Policy name	Description	Example
`account_number`	Customer account or membership identification number	`Policy No. 10042992; Member ID: HZ-5235-001`
`banking_information`	Banking information, including account and routing numbers
`blood_type`	Blood type	O-, AB positive
`credit_card_cvv`	Credit card verification code	CVV: 080
`credit_card_expiration`	Expiration date of a credit card
`credit_card_number`	Credit card number
`date`	Specific calendar date	December 18
`date_of_birth`	Date of birth	Date of Birth: March 7, 1961
`drivers_license`	Driver’s license number	DL# 356933-540
`drug`	Medications, vitamins, or supplements	Advil, Acetaminophen, Panadol
`email_address`	Email address	support@assemblyai.com
`event`	Name of an event or holiday	Olympics, Yom Kippur
`gender_sexuality`	Terms indicating gender identity or sexual orientation, including slang terms	female, bisexual, trans
`healthcare_number`	Healthcare numbers and health plan beneficiary numbers	Policy No.: 5584-486-674-YM
`injury`	Bodily injury	I broke my arm, I have a sprained wrist
`ip_address`	Internet IP address, including IPv4 and IPv6 formats	192.168.0.1
`language`	Name of a natural language	Spanish, French
`location`	Any Location reference including mailing address, postal code, city, state, province, country, or coordinates.	Lake Victoria, 145 Windsor St., 90210
`medical_condition`	Name of a medical condition, disease, syndrome, deficit, or disorder	chronic fatigue syndrome, arrhythmia, depression
`medical_process`	Medical process, including treatments, procedures, and tests	heart surgery, CT scan
`money_amount`	Name and/or amount of currency	15 pesos, $94.50
`nationality`	Terms indicating nationality, ethnicity, or race	American, Asian, Caucasian
`number_sequence`	Numerical PII (including alphanumeric strings) that doesn’t fall under other categories
`occupation`	Job title or profession	professor, actors, engineer, CPA
`organization`	Name of an organization	CNN, McDonalds, University of Alaska, Northwest General Hospital
`passport_number`	Passport numbers, issued by any country	PA4568332, NU3C6L86S12
`password`	Account passwords, PINs, access keys, or verification answers	27%alfalfa, temp1234, My mother’s maiden name is Smith
`person_age`	Number associated with an age	27, 75
`person_name`	Name of a person	Bob, Doug Jones, Dr. Kay Martinez, MD
`phone_number`	Telephone or fax number
`political_affiliation`	Terms referring to a political party, movement, or ideology	Republican, Liberal
`religion`	Terms indicating religious affiliation	Hindu, Catholic
`url`	Internet addresses	https://www.assemblyai.com/
`us_social_security_number`	Social Security Number or equivalent
`username`	Usernames, login names, or handles	@AssemblyAI
`vehicle_id`	Vehicle identification numbers (VINs), vehicle serial numbers, and license plate numbers	5FNRL38918B111818, BIF7547

Troubleshooting

Why is the PII not redacted in my transcription?
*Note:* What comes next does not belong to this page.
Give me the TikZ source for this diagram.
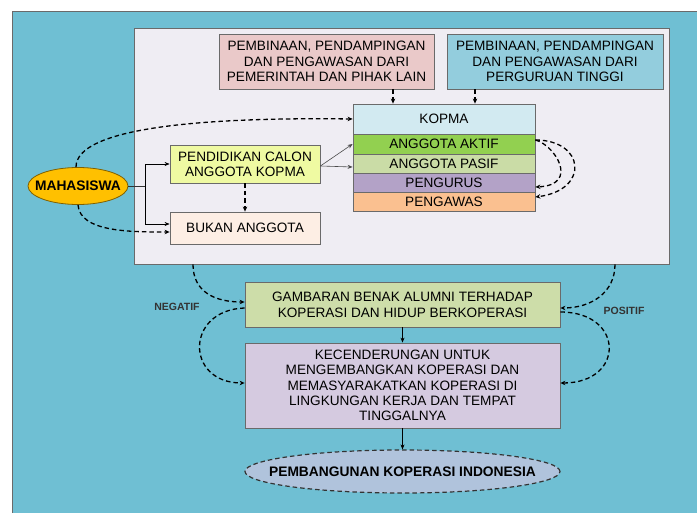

Make sure that at least one PII policy has been specified in your request, using the redact_pii_policies parameter. If you’re still experiencing issues, please reach out to our support team for assistance.

Why is my webhook not being sent?

There could be several reasons why your webhook isn’t being sent, such as a misconfigured URL, an unreachable endpoint, or an issue with the authentication headers. Double-check your request and ensure that the webhook_url parameter is included with a valid URL that can be reached by AssemblyAI’s API. If you’re using custom authentication headers, ensure that the webhook_auth_header_name and webhook_auth_header_value parameters are included and are correct. If you’re still having issues, please contact our support team for assistance.

Why does my redacted audio file sound worse than the original?

By default, the API returns redacted audio files in MP3 format, a lossy format. Lossy formats remove audio information to reduce file size, which may cause a reduction in quality. The difference may be particularly noticeable if the submitted audio is in a lossless file format. To retain as much quality as possible, you can instead return your redacted audio files in a lossless format, by setting redact_pii_audio_quality to wav.